Credit U.S. Fish & Wildlife Service

You might’ve heard about cougars being spotted in Michigan. There are also cougars out west and there’s the Florida panther. But what we’re talking about here is something called the eastern cougar.

There’s a debate about how different these animals are from each other.

The U.S. Fish and Wildlife Service says the eastern cougar used to be found in Michigan, parts of Canada and Maine and farther south.

But the USFWS says that animal is extinct. And the agency wants to take it off the endangered species list.

Here's how the USFWS explains it:

The Service completed the formal review of the eastern cougar in 2011. During the review, the Service examined the best available scientific and historic information, queried 21 states and eastern Canadian provinces, and reviewed hundreds of reports from the public. No states or provinces provided evidence of the existence of an eastern cougar population.
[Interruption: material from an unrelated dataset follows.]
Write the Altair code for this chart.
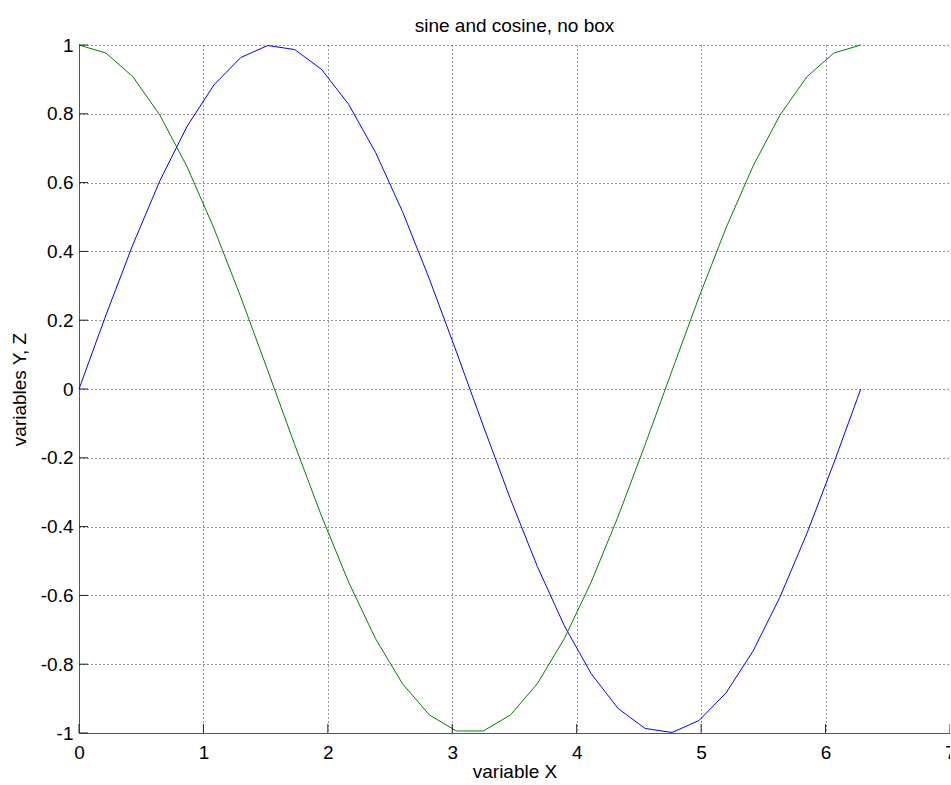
import altair as alt
import pandas as pd

# sample points (x in radians)
x_vals = [0.0, 0.2167, 0.4333, 0.6500, 0.8666, 1.0833, 1.3000, 1.5166, 1.7333, 1.9500,
          2.1666, 2.3833, 2.5999, 2.8166, 3.0333, 3.2499, 3.4666, 3.6833, 3.8999, 4.1166,
          4.3332, 4.5499, 4.7666, 4.9832, 5.1999, 5.4166, 5.6332, 5.8499, 6.0665, 6.2832]
y_sin = [0.0, 0.2150, 0.4199, 0.6052, 0.7622, 0.8835, 0.9635, 0.9985, 0.9868, 0.9290,
         0.8277, 0.6877, 0.5156, 0.3193, 0.1081, -0.1081, -0.3193, -0.5156, -0.6877, -0.8277,
         -0.9290, -0.9868, -0.9985, -0.9635, -0.8835, -0.7622, -0.6052, -0.4199, -0.2150, 0.0]
z_cos = [1.0, 0.9766, 0.9076, 0.7961, 0.6474, 0.4684, 0.2675, 0.0541, -0.1618, -0.3701,
         -0.5612, -0.7260, -0.8569, -0.9477, -0.9941, -0.9941, -0.9477, -0.8569, -0.7260, -0.5612,
         -0.3701, -0.1618, 0.0541, 0.2675, 0.4684, 0.6474, 0.7961, 0.9076, 0.9766, 1.0]

x_ticks = [0, 1, 2, 3, 4, 5, 6, 7]
y_ticks = [-1, -0.8, -0.6, -0.4, -0.2, 0, 0.2, 0.4, 0.6, 0.8, 1]

series_names = ["sin", "cos"]
series_colors = ["#0000ff", "#008000"]

FONT = "Liberation Sans"
W, H = 871, 688

rows = []
for xv, s, c in zip(x_vals, y_sin, z_cos):
    rows.append({"x": xv, "val": s, "series": "sin"})
    rows.append({"x": xv, "val": c, "series": "cos"})
df = pd.DataFrame(rows)

xscale = alt.Scale(domain=[0, 7], nice=False, zero=False)
yscale = alt.Scale(domain=[-1, 1], nice=False, zero=False)

xaxis = alt.Axis(values=x_ticks, title="variable X", grid=True,
                 ticks=False, labelPadding=10, labelFlush=False,
                 titlePadding=0, labelExpr="toString(datum.value)")
yaxis = alt.Axis(values=y_ticks, title="variables Y, Z", grid=True,
                 ticks=False, labelPadding=6, labelFlush=False,
                 titlePadding=11, labelExpr="toString(datum.value)")

lines = alt.Chart(df).mark_line(strokeWidth=1).encode(
    x=alt.X("x:Q", scale=xscale, axis=xaxis),
    y=alt.Y("val:Q", scale=yscale, axis=yaxis),
    color=alt.Color("series:N", scale=alt.Scale(domain=series_names, range=series_colors),
                    legend=None),
    detail="series:N",
)

xt = alt.Chart(pd.DataFrame({"x": x_ticks})).mark_rule(color="#222", strokeWidth=1).encode(
    x=alt.X("x:Q", scale=xscale, axis=xaxis),
    y=alt.value(H),
    y2=alt.value(H - 9),
)
yt = alt.Chart(pd.DataFrame({"val": y_ticks})).mark_rule(color="#222", strokeWidth=1).encode(
    y=alt.Y("val:Q", scale=yscale, axis=yaxis),
    x=alt.value(0),
    x2=alt.value(9),
)

chart = alt.layer(lines, xt, yt).properties(
    width=W,
    height=H,
    title=alt.TitleParams("sine and cosine, no box", fontSize=19, font=FONT,
                          fontWeight="normal", color="#000", offset=0, anchor="middle"),
    autosize=alt.AutoSizeParams(type="none"),
    padding={"left": 79, "top": 45, "right": 0, "bottom": 51},
).configure_view(
    stroke=None
).configure_axis(
    labelFont=FONT, titleFont=FONT, labelFontSize=19, titleFontSize=19,
    labelColor="#000", titleColor="#000", titleFontWeight="normal",
    domainColor="#555", domainWidth=1,
    gridColor="#333", gridDash=[1, 3], gridWidth=1, gridOpacity=1,
    labelOverlap=False,
)

chart.save("out.html", embed_options={"renderer": "svg", "actions": False})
The Service concluded that cougars occasionally occur in eastern North America, but that they are either Florida panthers, dispersing animals from western populations, or have been released or escaped from captivity. The conclusions are based on a review of more than 100 reports dating back to 1900.

Cougars in Michigan

The Michigan Department of Natural Resources says the last known eastern cougar was killed in 1906 near Newberry.  

But there have been cougar sightings on and off in Michigan since then.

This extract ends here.